Hace poco hice un proyecto para la universidad en el que controlabamos un autito con un puente H y un modulador de pulsos. Cuando investigabamos los circuitos encontré el puente H que te estoy posteando, usa transistores tip31 y tip32 que según sé pueden soportar corrientes de hasta 5A. La entradas son digitales y los diodos que utiliza son 1n4004. La alimentación que se sugería para el circuito es de 7,2 v para un motor de CC de 6v, pero puedes variar la alimentación siguiendo las especificaciones de los transistores para que no se quemen. Aquí te envío los datasheet.
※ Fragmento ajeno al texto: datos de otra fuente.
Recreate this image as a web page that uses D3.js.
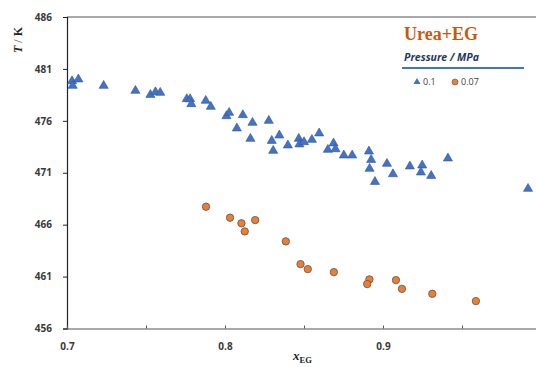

http://www.datasheetcatalog.com/datasheets_pdf/T/I/P/3/TIP31.shtml
http://www.datasheetcatalog.com/datasheets_pdf/T/I/P/3/TIP32.shtml

Aquí está el circuito del puente H.

http://img131.imageshack.us/i/puenteh.jpg/

Ojalá sirva de algo.


----------



## nobert (Oct 14, 2009)

Cordial saludo, anexo paper que en la web por google puede encontrarse como paper_063 esto es mas o menos lo que estoy haciendo como proyecto universitario, lo que quiero es obtener a la salida de un puente H un voltaje pico-pico de forma pulsante, variando la tensión en la alimentación a los mosfet y variando en frecuencia en la señal de entrada de sus compuertas, he intentando varios métodos pero no he obtenido lo que se quiere, por ejemplo si alimento los mosfet con 12 Vdc, obtengo a la salida del puente 24 Vpp pulsante, que método me recomendarian o si pueden postearme algún circuito, en espera de su colaboración.


----------